Organisation

How the municipality is structured and organised has been identified as a crucial factor determining the success of many sustainability or nature-based interventions. These themes are interdisciplinary in nature and thus require the cooperation of a range of actors who typically may not have effectively collaborated in the past. NBS present a fundamentally different approach as compared with conventional urban development. A range of factors explain the novelty of NBS: 

  • As solutions, NBS tend not to be ad hoc - they are not developed to address one specific problem, but a range of interconnected challenges
  • The benefits of NBS interventions tend to be abstract, i.e. can be difficult to quantify
  • NBS tend to foster a high degree of public (rather than private) goods; therefore, these dispersed benefits cannot be easily allocated to one department or actor, but multiple departments and actors.
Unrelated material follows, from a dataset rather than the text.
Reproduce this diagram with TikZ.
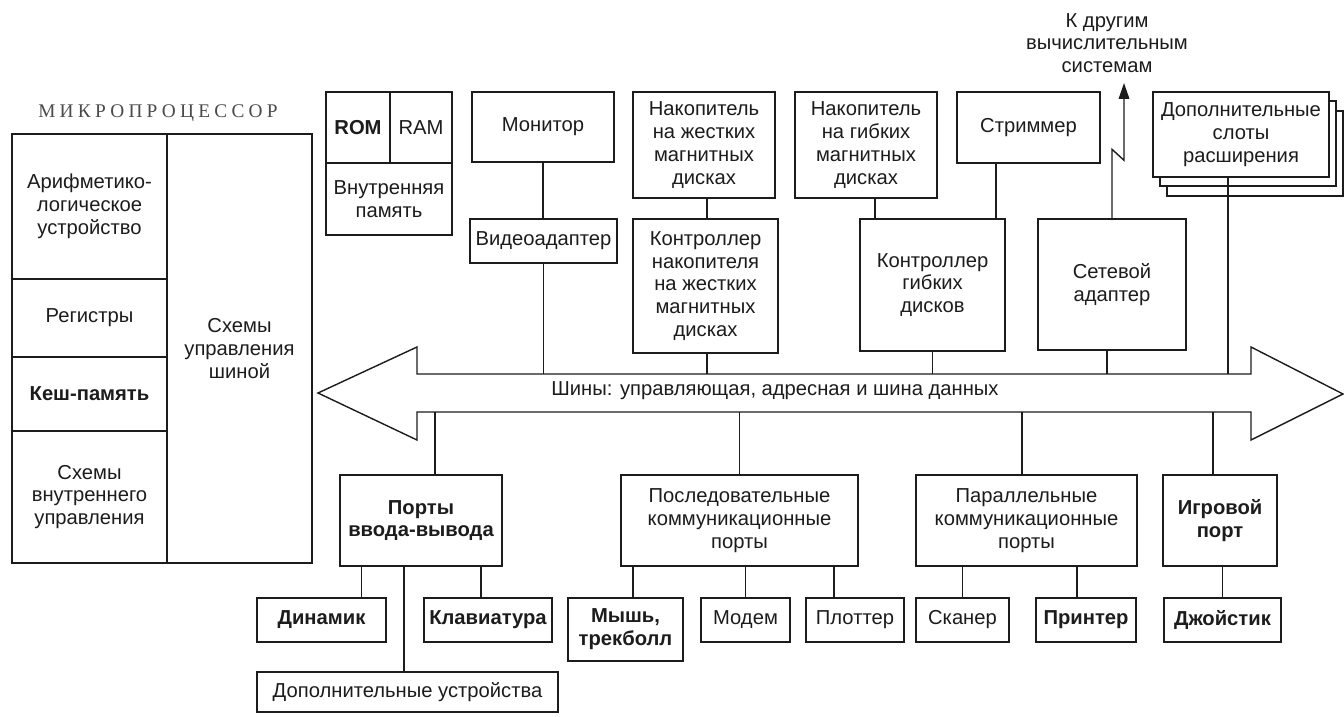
\documentclass[tikz,border=0pt]{standalone}
\usepackage{fontspec}
\setmainfont{Liberation Sans}
\newfontfamily\titlefont[LetterSpace=22]{Liberation Serif}
\usetikzlibrary{arrows.meta}
\definecolor{ink}    {HTML}{1C1C1C}
\definecolor{inksoft}{HTML}{4A4A4A}
\tikzset{
  box/.style   = {draw=ink, line width=0.8pt, fill=white, inner sep=1pt,
                  align=center, text=ink, font=\fontsize{11.5}{13}\selectfont},
  bbox/.style  = {box, font=\fontsize{11.5}{13}\selectfont\bfseries},
  lnk/.style   = {draw=ink, line width=0.8pt},
  title/.style = {font=\fontsize{11}{13}\selectfont\titlefont, text=inksoft},
}

\begin{document}
\begin{tikzpicture}[x=0.02cm, y=-0.02cm, every node/.style={align=center}]
  \useasboundingbox (0,0) rectangle (1344,716);

  % microprocessor
  \node[title] (mptitle) at (158,113) {МИКРОПРОЦЕССОР};
  \node[box, minimum width=3.1cm, minimum height=2.9cm]  (alu)  at (89.5,206.5) {Арифметико-\\логическое\\устройство};
  \node[box, minimum width=3.1cm, minimum height=1.56cm] (reg)  at (89.5,318)   {Регистры};
  \node[bbox, minimum width=3.1cm, minimum height=1.48cm] (cache) at (89.5,394) {Кеш-память};
  \node[box, minimum width=3.1cm, minimum height=2.64cm] (ictl) at (89.5,497)   {Схемы\\внутреннего\\управления};
  \node[box, minimum width=2.9cm, minimum height=8.58cm] (busctl) at (239.5,348.5) {Схемы\\управления\\шиной};

  % memory
  \node[bbox, minimum width=1.28cm, minimum height=1.42cm] (rom) at (358,127.5) {ROM};
  \node[box, minimum width=1.24cm, minimum height=1.42cm]  (ram) at (421,127.5) {RAM};
  \node[box, minimum width=2.52cm, minimum height=1.44cm]  (intmem) at (389,199) {Внутренняя\\память};

  % upper devices
  \node[box, minimum width=2.84cm, minimum height=1.4cm]  (mon)  at (543,127)    {Монитор};
  \node[box, minimum width=2.94cm, minimum height=0.88cm] (vid)  at (543.5,241)  {Видеоадаптер};
  \node[box, minimum width=2.84cm, minimum height=2.12cm] (hdd)  at (704,145)    {Накопитель\\на жестких\\магнитных\\дисках};
  \node[box, minimum width=2.9cm, minimum height=2.68cm]  (hddc) at (705.5,286)  {Контроллер\\накопителя\\на жестких\\магнитных\\дисках};
  \node[box, minimum width=2.84cm, minimum height=2.12cm] (fdd)  at (866,145)    {Накопитель\\на гибких\\магнитных\\дисках};
  \node[box, minimum width=2.9cm, minimum height=2.64cm]  (fddc) at (932.5,285)  {Контроллер\\гибких\\дисков};
  \node[box, minimum width=2.86cm, minimum height=1.42cm] (strm) at (1028.5,127.5) {Стриммер};
  \node[box, minimum width=2.96cm, minimum height=2.62cm] (net)  at (1112,284.5) {Сетевой\\адаптер};
  \node[box, minimum width=3.52cm, minimum height=1.7cm]  (slots3) at (1255,153.5) {};
  \node[box, minimum width=3.52cm, minimum height=1.7cm]  (slots2) at (1248,143.5) {};
  \node[box, minimum width=3.52cm, minimum height=1.7cm]  (slots)  at (1241,134.5) {Дополнительные\\слоты\\расширения};

  % link to other systems
  \node[box, draw=none, fill=none] (ext) at (1107,43) {К другим\\вычислительным\\системам};
  \coordinate (extend) at (1124,83);
  \draw[lnk, -{Triangle[length=9pt, width=6pt]}] (net.north) -- ++(0,-69) -- ++(12,11) -- (extend);

  % bus
  \draw[lnk, fill=white] (318,393) -- (417,347) -- (417,374) -- (1251,374) -- (1251,347)
    -- (1343,394) -- (1251,440) -- (1251,412) -- (417,412) -- (417,440) -- cycle;
  \node[box, draw=none, fill=none] (bus) at (775,391) {Шины: управляющая, адресная и шина данных};
  \coordinate (bt) at (0,374);
  \coordinate (bb) at (0,412);

  % lower devices
  \node[bbox, minimum width=3.24cm, minimum height=1.82cm] (io)   at (421,520.5)    {Порты\\ввода-вывода};
  \node[box,  minimum width=4.74cm, minimum height=1.82cm] (ser)  at (739.5,520.5)  {Последовательные\\коммуникационные\\порты};
  \node[box,  minimum width=4.42cm, minimum height=1.82cm] (par)  at (1026.5,520.5) {Параллельные\\коммуникационные\\порты};
  \node[bbox, minimum width=2.28cm, minimum height=1.82cm] (game) at (1220,520.5)   {Игровой\\порт};

  \node[bbox, minimum width=2.58cm, minimum height=0.88cm] (spk)   at (321.5,620)  {Динамик};
  \node[bbox, minimum width=2.56cm, minimum height=0.88cm] (kbd)   at (488,620)    {Клавиатура};
  \node[box,  minimum width=6.02cm, minimum height=0.8cm]  (extra) at (407.5,692)  {Дополнительные устройства};
  \node[bbox, minimum width=2.3cm,  minimum height=1.26cm] (mouse) at (625.5,629.5) {Мышь,\\трекболл};
  \node[box,  minimum width=1.78cm, minimum height=0.88cm] (modem) at (745.5,620)  {Модем};
  \node[box,  minimum width=1.96cm, minimum height=0.88cm] (plot)  at (855,620)    {Плоттер};
  \node[box,  minimum width=1.86cm, minimum height=0.88cm] (scan)  at (962.5,620)  {Сканер};
  \node[bbox, minimum width=2.0cm,  minimum height=0.88cm] (prn)   at (1086,620)   {Принтер};
  \node[bbox, minimum width=2.34cm, minimum height=0.88cm] (joy)   at (1222.5,620) {Джойстик};

  % connectors
  \foreach \a/\b/\s in {mon/vid/0, hdd/hddc/0.06, fdd/fddc/0.18, strm/fddc/-0.65}
    \draw[lnk] ([xshift=\s cm]\a.south) -- ([xshift=\s cm]\a.south |- \b.north);
  \foreach \n/\s in {vid/0, hddc/0.03, fddc/0, net/-0.1, slots/-0.26}
    \draw[lnk] ([xshift=\s cm]\n.south) -- ([xshift=\s cm]\n.south |- bt);
  \foreach \n/\s in {io/0.28, ser/0, par/-0.09, game/-0.14}
    \draw[lnk] ([xshift=\s cm]\n.north) -- ([xshift=\s cm]\n.north |- bb);
  \foreach \p/\c/\s in {io/spk/0.8, io/kbd/-0.14, io/extra/-0.07, ser/mouse/0.15, ser/modem/0,
                        ser/plot/-0.42, par/scan/0, par/prn/-0.18, game/joy/0}
    \draw[lnk] ([xshift=\s cm]\c.north) -- ([xshift=\s cm]\c.north |- \p.south);

\end{tikzpicture}
\end{document}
At the same time, for the effective implementation of NBS at the required scale the cooperation of private actors is necessary. 
  • NBS benefits tend to relatively long term payoffs

For these reasons, NBS presents an organisational challenge in terms of the necessity to get multiple actors on board to develop an effective coalition to support their uptake. Conversely, the concept presents a potential mechanism to support and foster better cross-sectoral cooperation as a longer-term governance ambition in cities.

Two central perspectives could be identified:

  1. Cooperation within the administration: The challenges identified reflect the difficulties in deploying a cross-sectoral concept in the context of the existing silos that still largely characterise municipal governance structures. The identified challenges reflect these issues, highlighting aspects such as: data and knowledge sharing between departments and other municipal agencies; cross departmental financing of NBS; a lack of effective planning tools; aspects relating to the procurement processes; and, the effective inclusion of other themes, particularly “health”, under the NBS umbrella in partner cities.
  2. Effectively engaging with actors outside of the administration: Like any intervention that targets urban space there will likely be a wide range of stakeholders potentially be affected by a given NBS intervention. In order to increase acceptance of NBS on behalf of the citizens and other local stakeholders, it is important that effective mechanisms for inclusion of these stakeholders are present. In particular to effectively include citizens in the development of NBS there is a need for the effective integration of new co-creation formats.